Assess oracle reliability
AI models in DeFi rely on real-time market data to price options and trigger trades. If the price feed is manipulated or delayed, the AI will execute flawed strategies, potentially draining the vault. Ensure the protocol uses decentralized oracle networks like Chainlink rather than a single centralized data source. Decentralized oracles aggregate data from multiple sources, making it much harder for an attacker to manipulate the price input. Check the latency and historical reliability of the specific oracle pairs used for the options assets.
Review upgradeability and access controls
Many AI-driven protocols use upgradeable contracts to allow developers to patch bugs or update the AI model without migrating user funds. While this offers flexibility, it introduces centralization risk. Check if the upgrade function is controlled by a multi-signature wallet or a decentralized governance DAO. If a single entity can upgrade the contract without delay, they could theoretically insert malicious code. Look for timelocks that give users time to withdraw their funds if a suspicious upgrade is proposed.
Monitor on-chain activity
Even with strong audits, continuous monitoring is essential. Use blockchain explorers to track the vault's contract interactions. Look for unusual patterns, such as frequent small withdrawals or interactions with known malicious addresses. Some protocols provide a "security dashboard" that displays real-time risk metrics, including oracle health and contract status. Integrating these monitoring tools into your workflow helps you react quickly to potential exploits.

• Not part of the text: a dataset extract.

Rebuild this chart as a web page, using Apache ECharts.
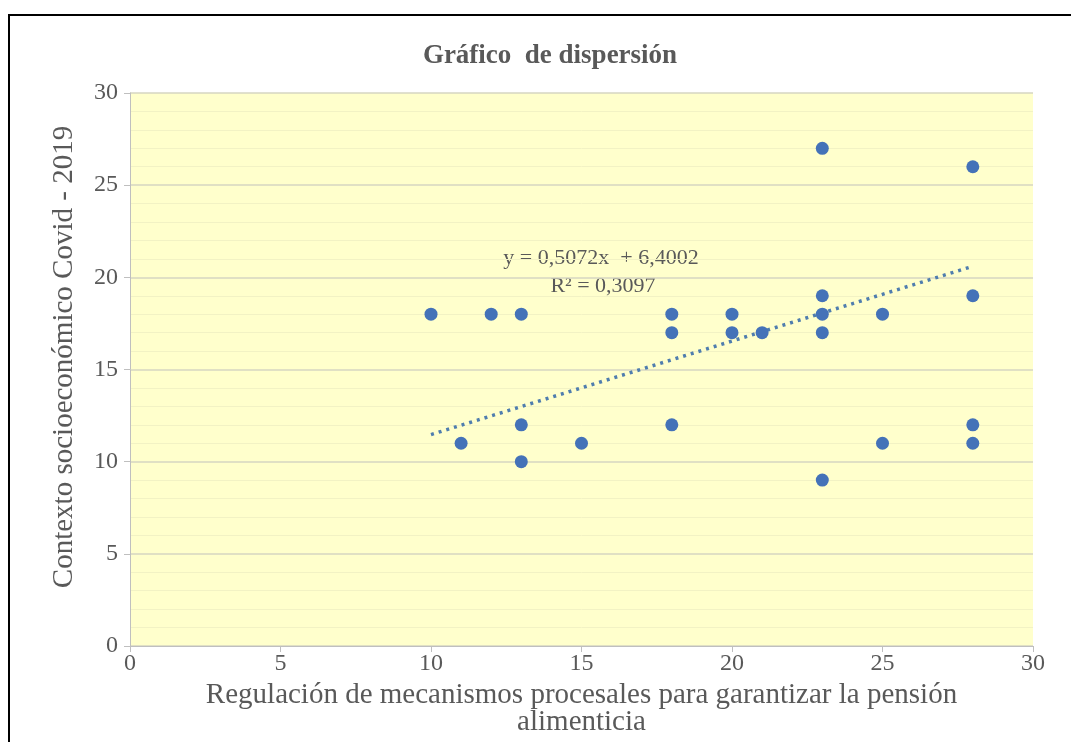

| Feature | Secure Practice | Risky Practice |
|---|---|---|
| Oracle Source | Decentralized (e.g., Chainlink) | Single centralized feed |
| Upgradeability | Multi-sig with timelock | Single owner, instant upgrade |
| Audit Scope | Full logic coverage | Limited or no audit |
Tracking performance in real time
Automated vaults for AI-driven DeFi options operate at the speed of the market. In volatile conditions, static snapshots are useless. You need live data feeds that update with every block to see the true state of your positions and PnL. This visibility is the difference between a controlled rebalance and a liquidation event.
The core of this monitoring is the live price feed. For most ETH-based vaults, tracking the price of the primary collateral asset—like ETH—is essential. A drop in ETH price doesn't just change your portfolio value; it triggers the AI's hedging logic. Without real-time visibility, you are flying blind into a storm.

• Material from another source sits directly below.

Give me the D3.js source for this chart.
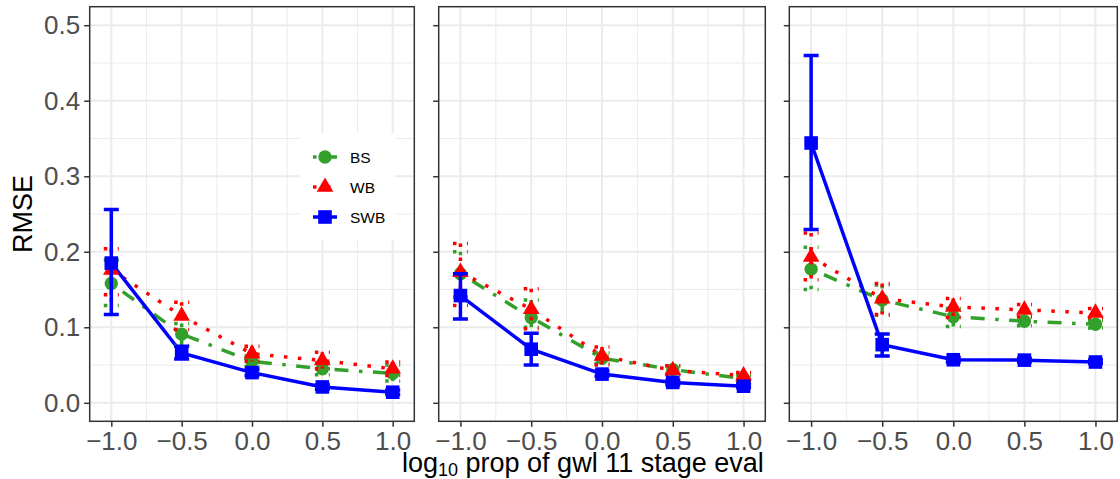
<!DOCTYPE html>
<html>
<head>
<meta charset="utf-8">
<script src="https://cdn.jsdelivr.net/npm/d3@7"></script>
<style>
  html, body { margin: 0; padding: 0; background: #ffffff; }
  svg { display: block; font-family: "Liberation Sans", Arial, sans-serif; }
</style>
</head>
<body>
<svg id="chart" width="1120" height="479"></svg>
<script>
// x positions (log10 proportion of stage evaluations)
const xValues = [-1, -0.5, 0, 0.5, 1];
const xTicks = [-1, -0.5, 0, 0.5, 1];
const yTicks = [0, 0.1, 0.2, 0.3, 0.4, 0.5];
const methods = ["BS", "WB", "SWB"];

// RMSE per panel: mean with lower / upper error bar ends
const bsMean = [
  [0.158, 0.091, 0.055, 0.045, 0.039],
  [0.171, 0.113, 0.059, 0.044, 0.032],
  [0.177, 0.136, 0.114, 0.108, 0.104]
];
const bsLow = [
  [0.129, 0.076, 0.048, 0.037, 0.029],
  [0.140, 0.100, 0.052, 0.039, 0.028],
  [0.150, 0.116, 0.101, 0.102, 0.099]
];
const bsHigh = [
  [0.189, 0.105, 0.062, 0.053, 0.050],
  [0.200, 0.136, 0.066, 0.049, 0.036],
  [0.206, 0.156, 0.125, 0.114, 0.109]
];

const wbMean = [
  [0.176, 0.115, 0.065, 0.056, 0.045],
  [0.173, 0.124, 0.062, 0.043, 0.036],
  [0.193, 0.138, 0.127, 0.123, 0.119]
];
const wbLow = [
  [0.143, 0.097, 0.055, 0.045, 0.036],
  [0.129, 0.098, 0.050, 0.037, 0.031],
  [0.163, 0.117, 0.113, 0.114, 0.113]
];
const wbHigh = [
  [0.204, 0.133, 0.075, 0.067, 0.054],
  [0.211, 0.151, 0.074, 0.049, 0.040],
  [0.225, 0.158, 0.138, 0.130, 0.125]
];

const swbMean = [
  [0.185, 0.066, 0.040, 0.021, 0.014],
  [0.142, 0.071, 0.038, 0.027, 0.022],
  [0.344, 0.077, 0.057, 0.0565, 0.054]
];
const swbLow = [
  [0.117, 0.058, 0.036, 0.018, 0.011],
  [0.111, 0.050, 0.035, 0.024, 0.020],
  [0.2295, 0.062, 0.054, 0.054, 0.052]
];
const swbHigh = [
  [0.256, 0.075, 0.044, 0.024, 0.017],
  [0.171, 0.092, 0.042, 0.030, 0.025],
  [0.460, 0.091, 0.060, 0.059, 0.057]
];

const seriesData = {
  BS:  { mean: bsMean,  low: bsLow,  high: bsHigh },
  WB:  { mean: wbMean,  low: wbLow,  high: wbHigh },
  SWB: { mean: swbMean, low: swbLow, high: swbHigh }
};

const style = {
  BS:  { color: "#33a02c", dash: "3.5,10.5,14,10.5", symbol: d3.symbolCircle,   size: 140 },
  WB:  { color: "#ff0000", dash: "3.5,10.5",         symbol: d3.symbolTriangle, size: 120 },
  SWB: { color: "#0000ff", dash: null,               symbol: d3.symbolSquare,   size: 185 }
};

const svg = d3.select("#chart");
const panelTop = 6.7, panelBottom = 421.3;
const panelBounds = [[89.7, 414.3], [438.7, 765.3], [789.3, 1117.3]];

const y = d3.scaleLinear().domain([-0.0245, 0.5245]).range([panelBottom, panelTop]);
const lineW = 3.5;
const capHalf = 7.5;

panelBounds.forEach((b, p) => {
  const x = d3.scaleLinear().domain([-1.1535, 1.1535]).range(b);
  const g = svg.append("g");

  // panel background and grid
  g.append("rect").attr("x", b[0]).attr("y", panelTop)
    .attr("width", b[1] - b[0]).attr("height", panelBottom - panelTop)
    .attr("fill", "#ffffff");

  const yMinor = d3.range(0.05, 0.5, 0.1);
  const xMinor = [-0.75, -0.25, 0.25, 0.75];
  g.selectAll(".ymin").data(yMinor).join("line")
    .attr("x1", b[0]).attr("x2", b[1])
    .attr("y1", d => y(d)).attr("y2", d => y(d))
    .attr("stroke", "#ebebeb").attr("stroke-width", 1);
  g.selectAll(".xmin").data(xMinor).join("line")
    .attr("y1", panelTop).attr("y2", panelBottom)
    .attr("x1", d => x(d)).attr("x2", d => x(d))
    .attr("stroke", "#ebebeb").attr("stroke-width", 1);
  g.selectAll(".ymaj").data(yTicks).join("line")
    .attr("x1", b[0]).attr("x2", b[1])
    .attr("y1", d => y(d)).attr("y2", d => y(d))
    .attr("stroke", "#ebebeb").attr("stroke-width", 2);
  g.selectAll(".xmaj").data(xTicks).join("line")
    .attr("y1", panelTop).attr("y2", panelBottom)
    .attr("x1", d => x(d)).attr("x2", d => x(d))
    .attr("stroke", "#ebebeb").attr("stroke-width", 2);

  // legend box sits inside the first panel
  if (p === 0) {
    const lg = g.append("g").attr("class", "legend");
    lg.append("rect").attr("x", 300).attr("y", 133).attr("width", 95).attr("height", 107)
      .attr("fill", "#ffffff");
    methods.forEach((m, i) => {
      const ky = 157 + i * 30;
      const st = style[m];
      lg.append("line").attr("x1", 313).attr("x2", 337).attr("y1", ky).attr("y2", ky)
        .attr("stroke", st.color).attr("stroke-width", lineW)
        .attr("stroke-dasharray", st.dash);
      lg.append("path").attr("d", d3.symbol(st.symbol, st.size)())
        .attr("transform", `translate(325,${ky})`).attr("fill", st.color);
      lg.append("text").attr("x", 350).attr("y", ky).attr("dy", "0.36em")
        .attr("font-size", 15.5).attr("fill", "#000000").text(m);
    });
  }

  const lineGen = d3.line().x(d => x(d.x)).y(d => y(d.v));

  // lines
  methods.forEach(m => {
    const s = seriesData[m];
    const pts = xValues.map((xv, i) => ({ x: xv, v: s.mean[p][i] }));
    g.append("path").datum(pts).attr("d", lineGen)
      .attr("fill", "none").attr("stroke", style[m].color)
      .attr("stroke-width", lineW).attr("stroke-dasharray", style[m].dash)
      .attr("stroke-linecap", "butt");
  });

  // points and error bars
  methods.forEach(m => {
    const s = seriesData[m];
    const st = style[m];
    const rows = xValues.map((xv, i) => ({ x: xv, v: s.mean[p][i], lo: s.low[p][i], hi: s.high[p][i] }));
    g.selectAll(null).data(rows).join("path")
      .attr("d", d3.symbol(st.symbol, st.size)())
      .attr("transform", d => `translate(${x(d.x)},${y(d.v)})`)
      .attr("fill", st.color);
    g.selectAll(null).data(rows).join("path")
      .attr("d", d => {
        const cx = x(d.x), yl = y(d.lo), yh = y(d.hi);
        return `M${cx - capHalf},${yh}H${cx + capHalf}M${cx},${yh}V${yl}M${cx - capHalf},${yl}H${cx + capHalf}`;
      })
      .attr("fill", "none").attr("stroke", st.color).attr("stroke-width", lineW)
      .attr("stroke-dasharray", st.dash).attr("stroke-linecap", "butt");
  });

  // panel border
  g.append("rect").attr("x", b[0]).attr("y", panelTop)
    .attr("width", b[1] - b[0]).attr("height", panelBottom - panelTop)
    .attr("fill", "none").attr("stroke", "#333333").attr("stroke-width", 1.5);

  // axes
  const xAxis = d3.axisBottom(x).tickValues(xTicks).tickSize(5.5).tickPadding(5)
    .tickFormat(d => d3.format(".1f")(d).replace("-", "\u2212"));
  const xg = g.append("g").attr("transform", `translate(0,${panelBottom})`).call(xAxis);
  xg.select(".domain").remove();
  xg.selectAll(".tick line").attr("stroke", "#333333").attr("stroke-width", 1.5);
  xg.selectAll(".tick text").attr("font-size", 26).attr("fill", "#4d4d4d")
    .attr("font-family", "Liberation Sans, Arial, sans-serif");

  const yAxis = d3.axisLeft(y).tickValues(yTicks).tickSize(5.5).tickPadding(4)
    .tickFormat(p === 0 ? d3.format(".1f") : () => "");
  const yg = g.append("g").attr("transform", `translate(${b[0]},0)`).call(yAxis);
  yg.select(".domain").remove();
  yg.selectAll(".tick line").attr("stroke", "#333333").attr("stroke-width", 1.5);
  yg.selectAll(".tick text").attr("font-size", 26).attr("fill", "#4d4d4d")
    .attr("font-family", "Liberation Sans, Arial, sans-serif");
});

// axis titles
svg.append("text")
  .attr("transform", `translate(32,${(panelTop + panelBottom) / 2}) rotate(-90)`)
  .attr("text-anchor", "middle").attr("font-size", 27).attr("fill", "#000000")
  .text("RMSE");

const xt = svg.append("text").attr("x", 402).attr("y", 472)
  .attr("font-size", 27).attr("fill", "#000000");
xt.append("tspan").text("log");
xt.append("tspan").attr("font-size", 18).attr("dy", 4).text("10");
xt.append("tspan").attr("dy", -4).text(" prop of gwl 11 stage eval");
</script>
</body>
</html>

To understand the broader market context, you should also watch the asset's technical structure. Charts reveal support and resistance levels that the AI uses to set its options strikes. If the market breaks a key level, the vault's risk parameters may need to adjust instantly. This is where official data sources matter. They provide the unvarnished truth that algorithms rely on, rather than lagging indicators.
BNB Chain's analysis of DeFAI notes that automated trading uses AI-driven algorithms to analyze real-time market data. This means your dashboard must reflect that same immediacy. If your interface shows prices from minutes ago, your "real-time" tracking is a lie. Stick to provider-backed widgets that update live, ensuring your view of the market matches the reality the vault is managing.